Output every line exactly as written. Leave out pictures.

-- Recorded information --
────────

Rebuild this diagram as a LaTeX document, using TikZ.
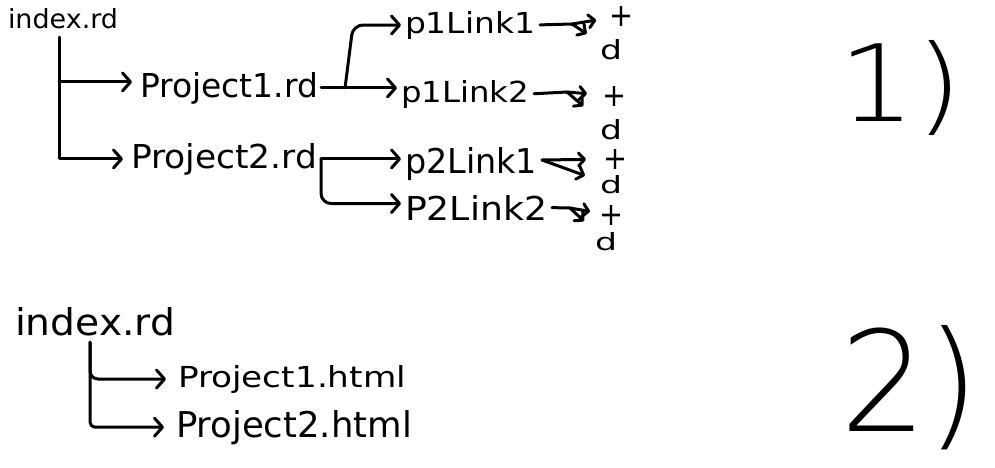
\documentclass[tikz,border=0pt]{standalone}
\usepackage{fontspec}
\setmainfont{DejaVu Sans}
\newfontfamily\thinfont{DejaVuSans-ExtraLight}[Extension=.ttf]
\usepackage{graphicx}
\usetikzlibrary{arrows.meta,calc}
\newcommand\hw[3]{\resizebox{#1pt}{#2pt}{#3}}
\begin{document}
\begin{tikzpicture}[x=1pt,y=-1pt,
  lbl/.style={inner sep=0pt,outer sep=0pt,anchor=base west},
  sym/.style={inner sep=0pt,outer sep=0pt},
  ln/.style={line width=3pt,line cap=round,line join=round},
  arr/.style={ln,-{Straight Barb[length=8pt,width=18pt,round]}},
  farr/.style={ln,-{Straight Barb[length=6pt,width=13pt,round]}}]
\fill[white] (0,0) rectangle (995,467);
\useasboundingbox (0,0) rectangle (995,467);

% ---- diagram 1 ----
\node[lbl] (i1) at (8,28) {\hw{110}{20}{index.rd}};
\node[lbl] (pr1) at (140,97) {\hw{178}{25}{Project1.rd}};
\node[lbl] (pr2) at (131,168) {\hw{186}{25}{Project2.rd}};
\node[lbl] (l11) at (405,33) {\hw{130}{22}{p1Link1}};
\node[lbl] (l12) at (401,102) {\hw{128}{22}{p1Link2}};
\node[lbl] (l21) at (405,173) {\hw{132}{26}{p2Link1}};
\node[lbl] (l22) at (405,220) {\hw{142}{25}{P2Link2}};

\coordinate (t1) at (59,37);
\coordinate (a1) at ([yshift=6pt]pr1.west);
\draw[arr, shorten >=8pt] (t1) |- (pr2.west);
\draw[arr, shorten >=8pt] (t1 |- a1) -- (a1);

\draw[arr, shorten <=3pt, shorten >=4pt] (pr1.east) -- (pr1.east -| l12.west);
\coordinate (b1) at ($(pr1.east)+(27,0)$);
\draw[arr, rounded corners=10pt, shorten >=4pt] (b1) -- ([xshift=8pt]b1 |- l11.west) -- (l11.west);

\coordinate (b2) at ($(pr2.east)+(4,0)$);
\draw[arr, shorten >=4pt] (b2) -- (b2 -| l21.west);
\coordinate (a2) at ([yshift=4pt]l22.west);
\draw[arr, rounded corners=10pt, shorten >=4pt] (b2) |- (a2);

% forks
\node[sym] (s1p) at (621,16) {\hw{24}{20}{+}};
\node[sym] (s1d) at (611,50) {\hw{22}{20}{d}};
\node[sym] (s2p) at (614,96) {\hw{24}{20}{+}};
\node[sym] (s2d) at (611,130) {\hw{22}{20}{d}};
\node[sym] (s3p) at (615,159) {\hw{24}{20}{+}};
\node[sym] (s3d) at (611,185) {\hw{22}{18}{d}};
\node[sym] (s4p) at (611,215) {\hw{24}{20}{+}};
\node[sym] (s4d) at (606,242) {\hw{22}{18}{d}};

\coordinate (f1) at (572,24);
\coordinate (f2) at (567,92);
\coordinate (f3) at (542,160);
\coordinate (f4) at (570,208);
\draw[ln, shorten <=5pt] (l11.east) -- (f1);
\draw[ln, shorten <=5pt] (l12.east) -- (f2);
\draw[ln, shorten <=5pt] (l22.east) -- (f4);
\draw[farr, shorten >=13pt] (f1) -- (s1p);
\draw[farr, shorten >=16pt] (f1) -- (s1d);
\draw[farr, shorten >=15pt] (f2) -- (s2p);
\draw[farr, shorten >=22pt] (f2) -- (s2d);
\draw[farr, shorten >=17pt] (f3) -- (s3p);
\draw[farr, shorten >=16pt] (f3) -- (s3d);
\draw[farr, shorten >=9pt] (f4) -- (s4p);
\draw[farr, shorten >=17pt] (f4) -- (s4d);

% ---- diagram 2 ----
\node[lbl] (i2) at (15,335) {\hw{160}{28}{index.rd}};
\node[lbl] (h1) at (178,387) {\hw{228}{22}{Project1.html}};
\node[lbl] (h2) at (176,437) {\hw{236}{27}{Project2.html}};
\coordinate (t2) at (90,342);
\draw[arr, rounded corners=8pt, shorten >=12pt] (t2) |- (h1.west);
\draw[arr, rounded corners=5pt, shorten >=12pt] (t2) |- (h2.west);

% ---- labels ----
\node[lbl] (n1) at (838,121) {\thinfont\hw{125}{81}{1)}};
\node[lbl] (n2) at (840,431) {\thinfont\hw{140}{106}{2)}};
\end{tikzpicture}
\end{document}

────────

-- Answer for the task --
Rebuild this diagram as a LaTeX document, using TikZ.
\documentclass[tikz,border=0pt]{standalone}
\usepackage{fontspec}
\setmainfont{DejaVu Sans}
\newfontfamily\thinfont{DejaVuSans-ExtraLight}[Extension=.ttf]
\usepackage{graphicx}
\usetikzlibrary{arrows.meta,calc}
\newcommand\hw[3]{\resizebox{#1pt}{#2pt}{#3}}
\begin{document}
\begin{tikzpicture}[x=1pt,y=-1pt,
  lbl/.style={inner sep=0pt,outer sep=0pt,anchor=base west},
  sym/.style={inner sep=0pt,outer sep=0pt},
  ln/.style={line width=3pt,line cap=round,line join=round},
  arr/.style={ln,-{Straight Barb[length=8pt,width=18pt,round]}},
  farr/.style={ln,-{Straight Barb[length=6pt,width=13pt,round]}}]
\fill[white] (0,0) rectangle (995,467);
\useasboundingbox (0,0) rectangle (995,467);

% ---- diagram 1 ----
\node[lbl] (i1) at (8,28) {\hw{110}{20}{index.rd}};
\node[lbl] (pr1) at (140,97) {\hw{178}{25}{Project1.rd}};
\node[lbl] (pr2) at (131,168) {\hw{186}{25}{Project2.rd}};
\node[lbl] (l11) at (405,33) {\hw{130}{22}{p1Link1}};
\node[lbl] (l12) at (401,102) {\hw{128}{22}{p1Link2}};
\node[lbl] (l21) at (405,173) {\hw{132}{26}{p2Link1}};
\node[lbl] (l22) at (405,220) {\hw{142}{25}{P2Link2}};

\coordinate (t1) at (59,37);
\coordinate (a1) at ([yshift=6pt]pr1.west);
\draw[arr, shorten >=8pt] (t1) |- (pr2.west);
\draw[arr, shorten >=8pt] (t1 |- a1) -- (a1);

\draw[arr, shorten <=3pt, shorten >=4pt] (pr1.east) -- (pr1.east -| l12.west);
\coordinate (b1) at ($(pr1.east)+(27,0)$);
\draw[arr, rounded corners=10pt, shorten >=4pt] (b1) -- ([xshift=8pt]b1 |- l11.west) -- (l11.west);

\coordinate (b2) at ($(pr2.east)+(4,0)$);
\draw[arr, shorten >=4pt] (b2) -- (b2 -| l21.west);
\coordinate (a2) at ([yshift=4pt]l22.west);
\draw[arr, rounded corners=10pt, shorten >=4pt] (b2) |- (a2);

% forks
\node[sym] (s1p) at (621,16) {\hw{24}{20}{+}};
\node[sym] (s1d) at (611,50) {\hw{22}{20}{d}};
\node[sym] (s2p) at (614,96) {\hw{24}{20}{+}};
\node[sym] (s2d) at (611,130) {\hw{22}{20}{d}};
\node[sym] (s3p) at (615,159) {\hw{24}{20}{+}};
\node[sym] (s3d) at (611,185) {\hw{22}{18}{d}};
\node[sym] (s4p) at (611,215) {\hw{24}{20}{+}};
\node[sym] (s4d) at (606,242) {\hw{22}{18}{d}};

\coordinate (f1) at (572,24);
\coordinate (f2) at (567,92);
\coordinate (f3) at (542,160);
\coordinate (f4) at (570,208);
\draw[ln, shorten <=5pt] (l11.east) -- (f1);
\draw[ln, shorten <=5pt] (l12.east) -- (f2);
\draw[ln, shorten <=5pt] (l22.east) -- (f4);
\draw[farr, shorten >=13pt] (f1) -- (s1p);
\draw[farr, shorten >=16pt] (f1) -- (s1d);
\draw[farr, shorten >=15pt] (f2) -- (s2p);
\draw[farr, shorten >=22pt] (f2) -- (s2d);
\draw[farr, shorten >=17pt] (f3) -- (s3p);
\draw[farr, shorten >=16pt] (f3) -- (s3d);
\draw[farr, shorten >=9pt] (f4) -- (s4p);
\draw[farr, shorten >=17pt] (f4) -- (s4d);

% ---- diagram 2 ----
\node[lbl] (i2) at (15,335) {\hw{160}{28}{index.rd}};
\node[lbl] (h1) at (178,387) {\hw{228}{22}{Project1.html}};
\node[lbl] (h2) at (176,437) {\hw{236}{27}{Project2.html}};
\coordinate (t2) at (90,342);
\draw[arr, rounded corners=8pt, shorten >=12pt] (t2) |- (h1.west);
\draw[arr, rounded corners=5pt, shorten >=12pt] (t2) |- (h2.west);

% ---- labels ----
\node[lbl] (n1) at (838,121) {\thinfont\hw{125}{81}{1)}};
\node[lbl] (n2) at (840,431) {\thinfont\hw{140}{106}{2)}};
\end{tikzpicture}
\end{document}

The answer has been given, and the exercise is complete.